Difference between Life insurance and ULIP

 

The importance of having a good and adequate amount of insurance is well known to most people. Such plans can help navigate the uncertainties of life by financially securing the future of insured persons and their families.

Traditional insurance for life and Unit linked insurance plans are the two most popular types of insurance in India. However, despite both being insurance products, some remarkable differences set each one apart.

Therefore, individuals need to know the differences between these insurance products before deciding to buy one.

Similarities Between Life Insurance and ULIP

  • Both are life insurance products. This means both of these come with death and maturity benefits for the policyholders and their beneficiaries. 
  • They are regulated by the Insurance Regulatory Development Authority of India (IRDAI).
  • Policyholders can claim tax exemption under Section 80C on premiums paid towards both life insurance and ULIPs.
  • All these products are long term investment options. 
  • Insurance premiums can be paid quarterly, half-yearly, or annually.

Difference Between Life Insurance and ULIP

Parameters Life Insurance Unit Linked Insurance Plan (ULIP)
Definition It provides insurance cover to the insured policyholder. It provides insurance cover as well as an alternative investment option to the policyholder.
Fund Utilization The entire premium amount is invested in the insurance fund of the policyholder. A portion of the premium amount is invested in market-linked products like equities, and the rest of the amount goes towards providing insurance cover.

The policy buyer can choose the amount of exposure to the equities.

Top-up Facility The premium amount remains the same for the entire period of investment. Individuals can invest their surplus funds as Top-ups to their existing investments.
Stability of Return on Investment These are low risk plans that can provide fixed and stable returns.  These are high-risk investment options. 

There are no guaranteed returns as ULIP returns can vary depending upon the market volatilities.

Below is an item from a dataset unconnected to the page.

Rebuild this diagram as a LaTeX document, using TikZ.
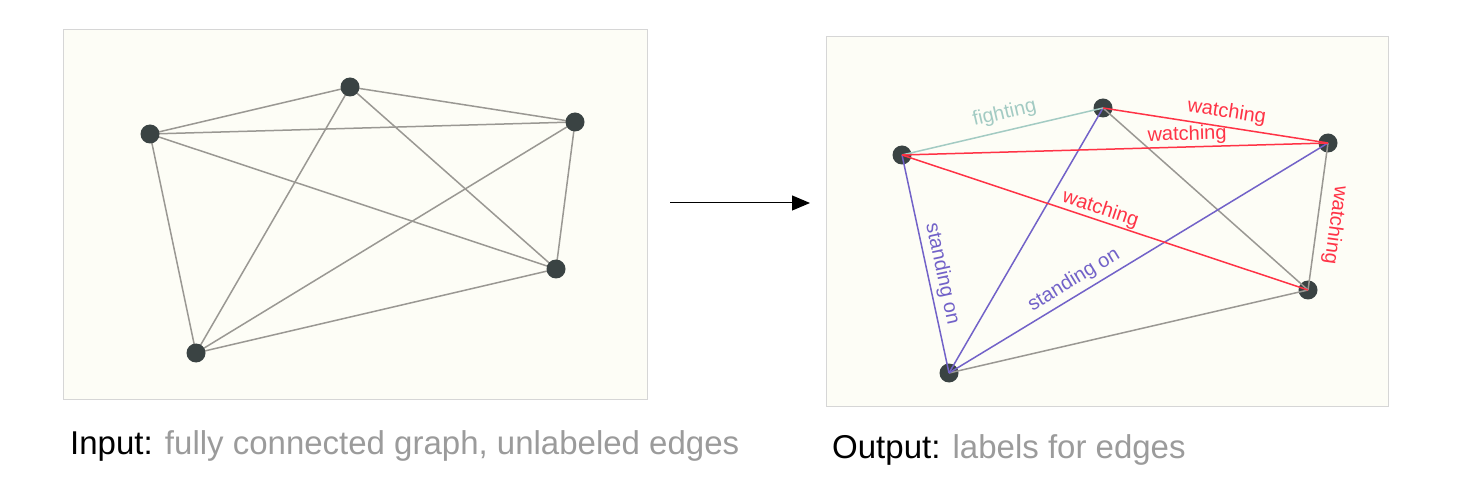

Lock-in Period  Generally, such plans can have a 3-year lock-in period. You can choose to discontinue the policy and get the surrender value once the lock-in period is over. ULIPS, generally, can come with a 5-year lock-in period, after which you can either discontinue the plan.

 

Which One Is Better?

It would be unfair to pitch these two types of insurance plans against each other as each one aims to fulfil a different set of goals. 

While life insurance can be a good option for risk-averse individuals looking for assured maturity benefits, ULIPs are better suited for persons willing to take risks on their investments and ride the market volatilities for potentially higher returns. 

Furthermore, ULIPs can be a good option for people who want a combination of insurance and investment in a single product. However, you should opt for traditional life insurance if you believe in keeping insurance and investments separate from each other.

Now that you know all the differences, set your financial priorities first and choose the right type of insurance that can best suit your long-term financial objectives.